Could it be that melisma is dying?: “Ms. Aguilera has been one of the foremost practitioners of the overpowering, Category 5 vocal style known as melisma. The female pop stars who have dominated the charts this year rarely opt for that approach. Their ascent makes it clear that melisma has retreated, while pop, which has just wrapped up one of its best years in at least a decade, has benefited from a return to less frilly, less bombastic vocal showcases.”

A great quote from a profile of operatic soprano Marina Poplavskaya : “I’m always a victim, torn between a mad tenor and a crazy baritone,” she said. “But not only sopranos are victims. In life we all are victims.”


Oklahoma – OK ?

November 23, 2010

I first saw the new production of Oklahoma! that’s inaugurating the newly-refurbished Arena Stage thanks to a friend involved with the production who got me tickets to the invited dress rehearsal. Given that the curtain call hadn’t even been staged at that point, I felt it wisest to suspend any public comment about the venture.

My overarching impression of the show was that it was a venture of a director who didn’t like musicals and was theatrically wary of spectacle. In addition, there seemed so much effort in trying to re-think Oklahoma — starting with a dumb-show sequence instead of Aunt Eller on the porch churning butter, beefing and hottening- up the role of Judd, cutting verses and reprises, changing Laurie from a soprano ingénue with spunk to a charmless, hostile belter, aggressively non-traditional casting, limiting the dance in the performance to the dance breaks in songs rather than have it imbue the program – that I wondered in part why even do the show.

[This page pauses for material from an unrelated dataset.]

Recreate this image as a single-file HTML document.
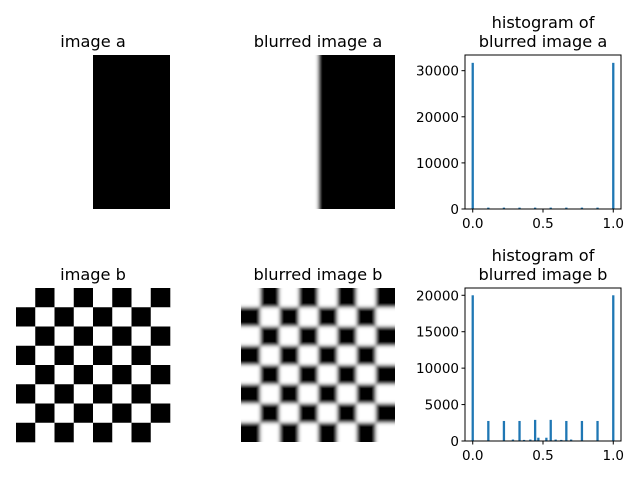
<!DOCTYPE html>
<html><head><meta charset="utf-8"><style>
body{margin:0;background:#fff}
svg{display:block;font-family:"DejaVu Sans","Liberation Sans",sans-serif}
</style></head><body>
<svg id="fig" width="640" height="480" viewBox="0 0 640 480">
<defs>
<filter id="blur" filterUnits="userSpaceOnUse" x="0" y="0" width="640" height="480"><feGaussianBlur stdDeviation="1.8"/></filter>
<clipPath id="clipA"><rect x="241" y="55" width="154" height="154"/></clipPath>
<clipPath id="clipB"><rect x="241" y="288" width="154" height="154"/></clipPath>
</defs>
<g id="root"></g>
</svg>
<script>
// histogram data (bin centres and counts)
const histABins = [0.0, 0.111, 0.222, 0.333, 0.444, 0.555, 0.666, 0.777, 0.888, 1.0];
const histACounts = [31700, 300, 300, 300, 300, 300, 300, 300, 300, 31700];
const histBBins = [0.0, 0.111, 0.222, 0.286, 0.333, 0.365, 0.41, 0.444, 0.467, 0.524, 0.555, 0.59, 0.63, 0.666, 0.70, 0.777, 0.888, 1.0];
const histBCounts = [20000, 2750, 2750, 200, 2750, 150, 200, 2900, 450, 450, 2900, 200, 150, 2750, 200, 2750, 2750, 20000];
const histATicksY = [0, 10000, 20000, 30000];
const histBTicksY = [0, 5000, 10000, 15000, 20000];
const ticksX = [0.0, 0.5, 1.0];
const tickXLabels = ["0.0", "0.5", "1.0"];

const NS = "http://www.w3.org/2000/svg";
const root = document.getElementById('root');
function mk(tag, attrs, parent){
  const e = document.createElementNS(NS, tag);
  for (const k in attrs) e.setAttribute(k, attrs[k]);
  (parent || root).appendChild(e);
  return e;
}
function title(lines, cx, yLast, name){
  lines.forEach((t, i) => {
    const e = mk('text', {x: cx, y: yLast - (lines.length - 1 - i) * 19, 'text-anchor': 'middle', 'font-size': 16.2, fill: '#000'});
    e.textContent = t;
    
    
  });
}

// image a
title(["image a"], 93, 47, 'image-a-title');
const ia = mk('rect', {x: 93, y: 55, width: 77, height: 154, fill: '#000'});



// blurred image a
title(["blurred image a"], 318, 47, 'blurred-image-a-title');
const ga = mk('g', {'clip-path': 'url(#clipA)'});


const gaf = mk('g', {filter: 'url(#blur)'}, ga);
mk('rect', {x: 221, y: 35, width: 97, height: 194, fill: '#fff'}, gaf);
mk('rect', {x: 318, y: 35, width: 97, height: 194, fill: '#000'}, gaf);

// checkerboards
function checker(x0, y0, parent, pad){
  const c = 154 / 8;
  const lo = pad ? -1 : 0, hi = pad ? 9 : 8;
  for (let r = lo; r < hi; r++) for (let col = lo; col < hi; col++) {
    const rr = Math.min(7, Math.max(0, r)), cc = Math.min(7, Math.max(0, col));
    const black = (rr + cc) % 2 === 1;
    mk('rect', {x: x0 + col * c, y: y0 + r * c, width: c + 0.3, height: c + 0.3, fill: black ? '#000' : '#fff'}, parent);
  }
}
title(["image b"], 93, 280, 'image-b-title');
const ib = mk('g', {});


checker(16, 288, ib, false);

title(["blurred image b"], 318, 280, 'blurred-image-b-title');
const gb = mk('g', {'clip-path': 'url(#clipB)'});


const gbf = mk('g', {filter: 'url(#blur)'}, gb);
checker(241, 288, gbf, true);

// histograms
function hist(ax, bins, counts, yTicks, yMax, name){
  const {l, t, w, h} = ax;
  const xs = v => l + (v + 0.055) / 1.11 * w;
  const ys = v => t + h - v / yMax * h;
  const g = mk('g', {});
  
  
  bins.forEach((b, i) => {
    const bw = 2.3;
    const r = mk('rect', {x: xs(b) - bw / 2, y: ys(counts[i]), width: bw, height: ys(0) - ys(counts[i]), fill: '#1f77b4'}, g);
    
    
  });
  const frame = mk('rect', {x: l, y: t, width: w, height: h, fill: 'none', stroke: '#000', 'stroke-width': 1}, g);
  
  
  yTicks.forEach(v => {
    mk('line', {x1: l - 3.5, x2: l, y1: ys(v), y2: ys(v), stroke: '#000'}, g);
    const e = mk('text', {x: l - 6, y: ys(v) + 5, 'text-anchor': 'end', 'font-size': 13.5}, g);
    e.textContent = v;
    
    
  });
  ticksX.forEach((v, i) => {
    mk('line', {x1: xs(v), x2: xs(v), y1: t + h, y2: t + h + 3.5, stroke: '#000'}, g);
    const e = mk('text', {x: xs(v), y: t + h + 19, 'text-anchor': 'middle', 'font-size': 13.5}, g);
    e.textContent = tickXLabels[i];
    
    
  });
}
title(["histogram of", "blurred image a"], 543, 47, 'histogram-a-title');
hist({l: 465, t: 55, w: 156, h: 154}, histABins, histACounts, histATicksY, 33400, 'histogram-a');
title(["histogram of", "blurred image b"], 543, 280, 'histogram-b-title');
hist({l: 465, t: 288, w: 156, h: 153}, histBBins, histBCounts, histBTicksY, 21000, 'histogram-b');
</script>
</body></html>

Other things also annoyed me like the set pieces that seem to block audience views of the action, a lifeless, under-staged, under-harmonized title number, and an unfinished-looking set. But there were bright spots, particularly E. Faye Butler as Aunt Eller and June Schreiner as Ado Annie.

I was also fortunate to see opening night two weeks later as the guest of another friend involved with the show.

As the world knows, the leading lady had been replaced by this point by Elisha Gamble singing the role gorgeously and exuding masses of charm every moment she is onstage.

But during the show it struck me that Molly Smith really seemed to want to direct the play Green Grow the Lilacs and not the musical Oklahoma! Every time a musical number came along, I really felt that it was interrupting Smith’s attempt at storytelling – ironic for the show that most famously integrated musical numbers into the dramatic action, and was famous for billing itself as a “musical play” rather than a “musical comedy.” I also questioned a musical where the fight choreography seemed to be more compelling and featured more prominently than the dance choreography.

But I have to confess that mine seems to an idiosyncratically cranky take on this venture. Ron who went to opening night with me was practically turning cartwheels coming out of the theater. The show has become the highest-grossing venture in Arena history and has even extended. Evidently the Rodgers & Hammerstein people love the show. And I haven’t talked to anyone who has seen it who doesn’t love it.

A general rule for cabaret performers filtering feedback is that 30 audience members will have 30 different reactions to anything and that one person’s favorite number will be someone else’s most annoying moment in your show. But if you get the same reaction from 29 out of 30 people it would be wise to listen to it. I’m feeling that about what seems to be a general consensus on Oklahoma! Okay.